— Records from a data collection —
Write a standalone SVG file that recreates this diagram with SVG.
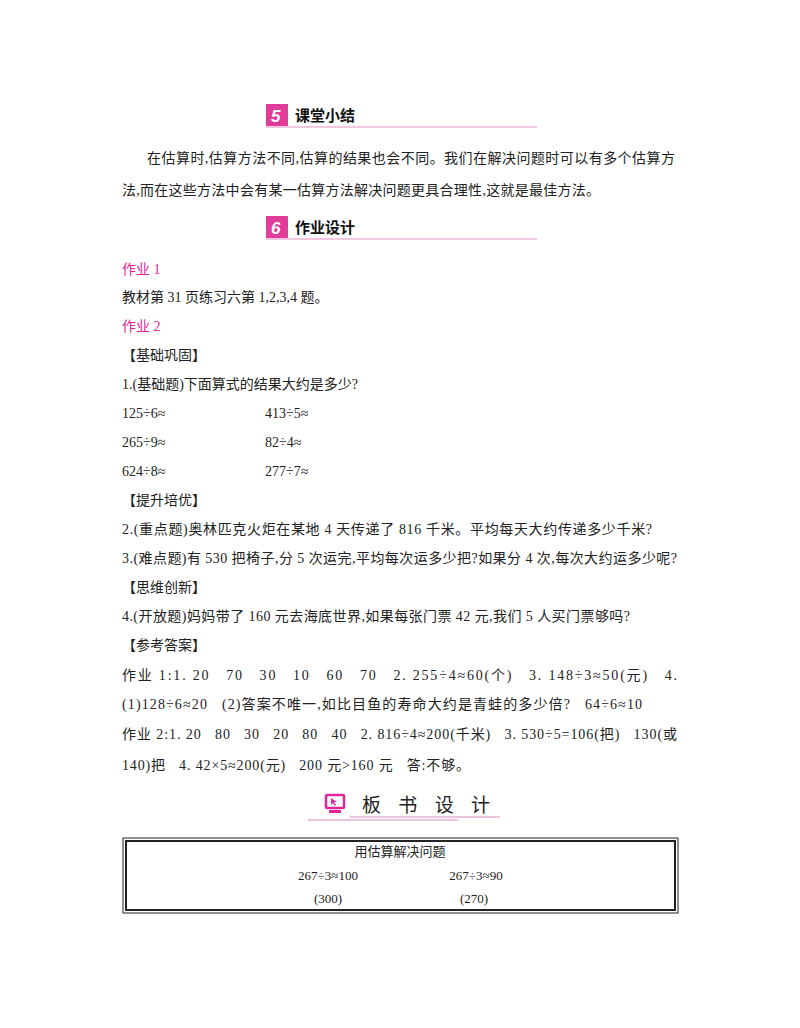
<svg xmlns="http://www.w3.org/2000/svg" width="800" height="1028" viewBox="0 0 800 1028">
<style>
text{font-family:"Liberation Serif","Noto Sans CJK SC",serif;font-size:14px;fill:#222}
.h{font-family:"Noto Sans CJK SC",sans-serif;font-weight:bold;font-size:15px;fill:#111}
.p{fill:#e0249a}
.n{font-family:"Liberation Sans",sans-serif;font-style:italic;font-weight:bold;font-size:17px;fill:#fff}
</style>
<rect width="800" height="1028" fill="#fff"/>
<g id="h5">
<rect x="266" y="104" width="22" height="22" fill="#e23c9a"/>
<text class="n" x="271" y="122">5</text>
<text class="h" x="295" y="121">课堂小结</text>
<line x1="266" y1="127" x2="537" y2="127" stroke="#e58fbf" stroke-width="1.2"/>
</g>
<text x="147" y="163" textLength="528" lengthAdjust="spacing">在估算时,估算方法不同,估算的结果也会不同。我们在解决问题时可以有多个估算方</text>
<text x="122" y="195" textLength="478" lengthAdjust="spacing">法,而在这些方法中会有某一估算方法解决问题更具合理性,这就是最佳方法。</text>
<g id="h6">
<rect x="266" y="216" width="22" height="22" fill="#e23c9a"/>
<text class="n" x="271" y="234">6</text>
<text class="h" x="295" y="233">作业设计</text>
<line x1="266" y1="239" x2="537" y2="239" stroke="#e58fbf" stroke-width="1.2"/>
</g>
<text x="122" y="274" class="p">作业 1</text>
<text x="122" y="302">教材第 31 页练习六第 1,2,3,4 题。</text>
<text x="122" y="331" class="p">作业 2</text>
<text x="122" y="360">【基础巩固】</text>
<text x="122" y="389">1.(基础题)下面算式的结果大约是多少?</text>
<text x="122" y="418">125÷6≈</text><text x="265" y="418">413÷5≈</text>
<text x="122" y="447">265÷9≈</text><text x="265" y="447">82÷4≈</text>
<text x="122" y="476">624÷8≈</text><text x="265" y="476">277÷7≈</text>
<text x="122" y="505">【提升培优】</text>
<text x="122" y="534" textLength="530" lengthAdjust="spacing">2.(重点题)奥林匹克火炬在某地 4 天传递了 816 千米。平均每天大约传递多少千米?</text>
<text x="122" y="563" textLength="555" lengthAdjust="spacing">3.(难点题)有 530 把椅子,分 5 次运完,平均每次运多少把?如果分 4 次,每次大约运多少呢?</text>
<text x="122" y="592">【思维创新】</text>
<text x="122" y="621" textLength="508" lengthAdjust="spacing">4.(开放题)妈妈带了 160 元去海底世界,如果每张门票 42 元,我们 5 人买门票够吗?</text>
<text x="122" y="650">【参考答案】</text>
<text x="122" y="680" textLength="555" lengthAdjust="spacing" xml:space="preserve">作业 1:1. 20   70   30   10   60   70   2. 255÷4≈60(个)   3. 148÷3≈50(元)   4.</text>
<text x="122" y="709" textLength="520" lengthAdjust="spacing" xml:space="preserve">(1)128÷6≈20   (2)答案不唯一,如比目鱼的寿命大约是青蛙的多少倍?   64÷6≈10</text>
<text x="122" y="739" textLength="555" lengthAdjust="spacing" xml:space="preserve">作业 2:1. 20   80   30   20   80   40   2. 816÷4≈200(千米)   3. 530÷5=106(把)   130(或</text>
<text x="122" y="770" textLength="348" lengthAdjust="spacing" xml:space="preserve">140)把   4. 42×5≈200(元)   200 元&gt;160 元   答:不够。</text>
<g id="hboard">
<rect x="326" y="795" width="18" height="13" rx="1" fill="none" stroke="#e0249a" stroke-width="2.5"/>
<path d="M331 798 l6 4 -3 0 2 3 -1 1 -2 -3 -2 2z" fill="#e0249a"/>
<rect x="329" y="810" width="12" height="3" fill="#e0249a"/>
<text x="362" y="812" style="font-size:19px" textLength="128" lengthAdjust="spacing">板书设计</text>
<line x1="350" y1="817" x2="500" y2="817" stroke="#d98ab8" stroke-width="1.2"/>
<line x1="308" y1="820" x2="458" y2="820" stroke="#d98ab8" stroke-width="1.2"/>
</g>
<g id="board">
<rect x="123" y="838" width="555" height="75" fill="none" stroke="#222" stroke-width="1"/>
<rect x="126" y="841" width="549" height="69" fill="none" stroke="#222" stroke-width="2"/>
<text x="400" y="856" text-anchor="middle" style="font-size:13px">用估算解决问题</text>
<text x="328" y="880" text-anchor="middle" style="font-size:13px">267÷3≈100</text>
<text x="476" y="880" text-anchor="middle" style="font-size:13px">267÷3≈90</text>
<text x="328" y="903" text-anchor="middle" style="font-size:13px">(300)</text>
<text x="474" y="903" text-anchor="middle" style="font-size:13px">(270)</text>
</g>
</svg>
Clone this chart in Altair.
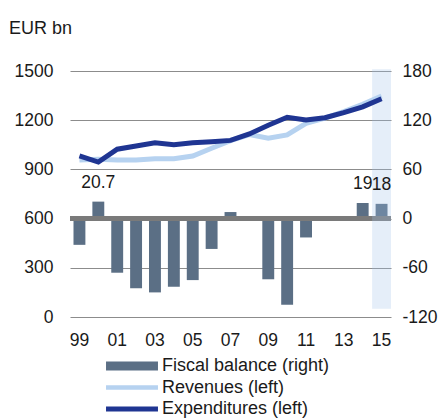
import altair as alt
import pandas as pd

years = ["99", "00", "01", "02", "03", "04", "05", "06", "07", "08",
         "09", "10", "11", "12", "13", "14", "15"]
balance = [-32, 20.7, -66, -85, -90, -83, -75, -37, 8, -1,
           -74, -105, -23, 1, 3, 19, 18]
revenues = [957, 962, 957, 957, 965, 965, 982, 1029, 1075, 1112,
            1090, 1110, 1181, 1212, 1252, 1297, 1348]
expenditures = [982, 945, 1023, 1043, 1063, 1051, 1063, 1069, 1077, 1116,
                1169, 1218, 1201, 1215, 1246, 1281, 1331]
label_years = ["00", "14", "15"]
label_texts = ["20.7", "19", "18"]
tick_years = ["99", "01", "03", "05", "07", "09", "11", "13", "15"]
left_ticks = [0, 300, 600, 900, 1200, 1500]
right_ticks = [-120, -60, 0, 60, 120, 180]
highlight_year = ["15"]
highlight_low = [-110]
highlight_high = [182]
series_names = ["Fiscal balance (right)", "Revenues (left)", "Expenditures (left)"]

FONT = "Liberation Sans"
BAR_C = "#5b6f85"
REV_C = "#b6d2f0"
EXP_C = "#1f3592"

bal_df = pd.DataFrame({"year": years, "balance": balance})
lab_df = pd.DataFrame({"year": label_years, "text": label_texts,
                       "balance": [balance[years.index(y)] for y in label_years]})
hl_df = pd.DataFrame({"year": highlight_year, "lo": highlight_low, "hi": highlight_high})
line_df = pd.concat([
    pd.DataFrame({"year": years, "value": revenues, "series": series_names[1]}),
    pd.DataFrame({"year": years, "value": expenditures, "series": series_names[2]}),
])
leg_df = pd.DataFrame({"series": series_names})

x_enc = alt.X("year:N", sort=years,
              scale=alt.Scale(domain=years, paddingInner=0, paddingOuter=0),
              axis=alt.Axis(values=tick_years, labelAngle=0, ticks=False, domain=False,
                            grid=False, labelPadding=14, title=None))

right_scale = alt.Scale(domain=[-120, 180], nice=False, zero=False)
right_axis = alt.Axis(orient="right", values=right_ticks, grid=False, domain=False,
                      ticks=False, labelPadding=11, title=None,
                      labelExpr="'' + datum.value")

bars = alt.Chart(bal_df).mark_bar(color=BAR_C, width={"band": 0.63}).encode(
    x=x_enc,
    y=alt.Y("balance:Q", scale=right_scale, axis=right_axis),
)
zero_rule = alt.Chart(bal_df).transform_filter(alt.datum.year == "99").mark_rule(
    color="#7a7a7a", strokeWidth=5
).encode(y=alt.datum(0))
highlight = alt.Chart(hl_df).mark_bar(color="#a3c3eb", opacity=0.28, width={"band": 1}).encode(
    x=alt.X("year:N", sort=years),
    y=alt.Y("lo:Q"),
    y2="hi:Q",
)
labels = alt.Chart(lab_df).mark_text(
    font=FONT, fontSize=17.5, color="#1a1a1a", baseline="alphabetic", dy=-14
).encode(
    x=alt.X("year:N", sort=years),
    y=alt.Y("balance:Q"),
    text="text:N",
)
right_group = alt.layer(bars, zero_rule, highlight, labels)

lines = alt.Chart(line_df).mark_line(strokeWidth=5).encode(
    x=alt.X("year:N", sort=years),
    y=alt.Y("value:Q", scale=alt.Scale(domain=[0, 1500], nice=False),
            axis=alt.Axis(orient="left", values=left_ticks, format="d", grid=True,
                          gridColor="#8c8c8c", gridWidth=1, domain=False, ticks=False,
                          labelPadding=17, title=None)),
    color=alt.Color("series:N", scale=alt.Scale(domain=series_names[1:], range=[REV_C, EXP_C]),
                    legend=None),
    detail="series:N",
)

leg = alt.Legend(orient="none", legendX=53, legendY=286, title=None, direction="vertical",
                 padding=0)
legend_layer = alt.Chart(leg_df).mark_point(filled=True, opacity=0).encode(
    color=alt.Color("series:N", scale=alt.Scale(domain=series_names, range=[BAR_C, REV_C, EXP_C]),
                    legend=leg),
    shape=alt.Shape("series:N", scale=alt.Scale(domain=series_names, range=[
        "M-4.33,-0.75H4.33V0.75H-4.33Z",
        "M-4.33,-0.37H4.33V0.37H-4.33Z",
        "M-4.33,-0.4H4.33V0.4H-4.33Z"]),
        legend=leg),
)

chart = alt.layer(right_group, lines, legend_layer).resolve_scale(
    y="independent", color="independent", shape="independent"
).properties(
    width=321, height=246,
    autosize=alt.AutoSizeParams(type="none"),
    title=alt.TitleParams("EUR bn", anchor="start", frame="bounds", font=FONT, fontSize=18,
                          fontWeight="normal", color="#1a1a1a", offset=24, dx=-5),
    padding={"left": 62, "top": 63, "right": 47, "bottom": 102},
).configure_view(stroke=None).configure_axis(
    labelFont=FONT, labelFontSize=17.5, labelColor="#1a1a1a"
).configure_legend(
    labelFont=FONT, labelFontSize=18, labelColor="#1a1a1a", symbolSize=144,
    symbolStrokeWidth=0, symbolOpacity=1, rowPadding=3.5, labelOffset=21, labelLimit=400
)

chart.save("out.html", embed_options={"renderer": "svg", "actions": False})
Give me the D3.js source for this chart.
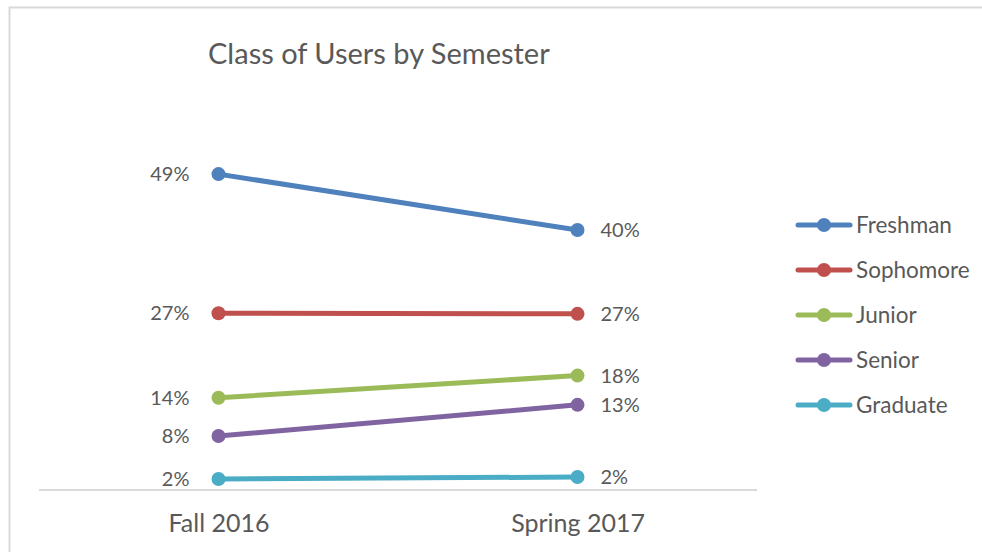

— TASK REQUIREMENTS —
Identify the lines that hold the word "this". Copy every one of them.

— REPLY TO THE TASK —
Write a standalone SVG file that recreates this diagram with SVG.
Clone this chart in Altair.
Give me the D3.js source for this chart.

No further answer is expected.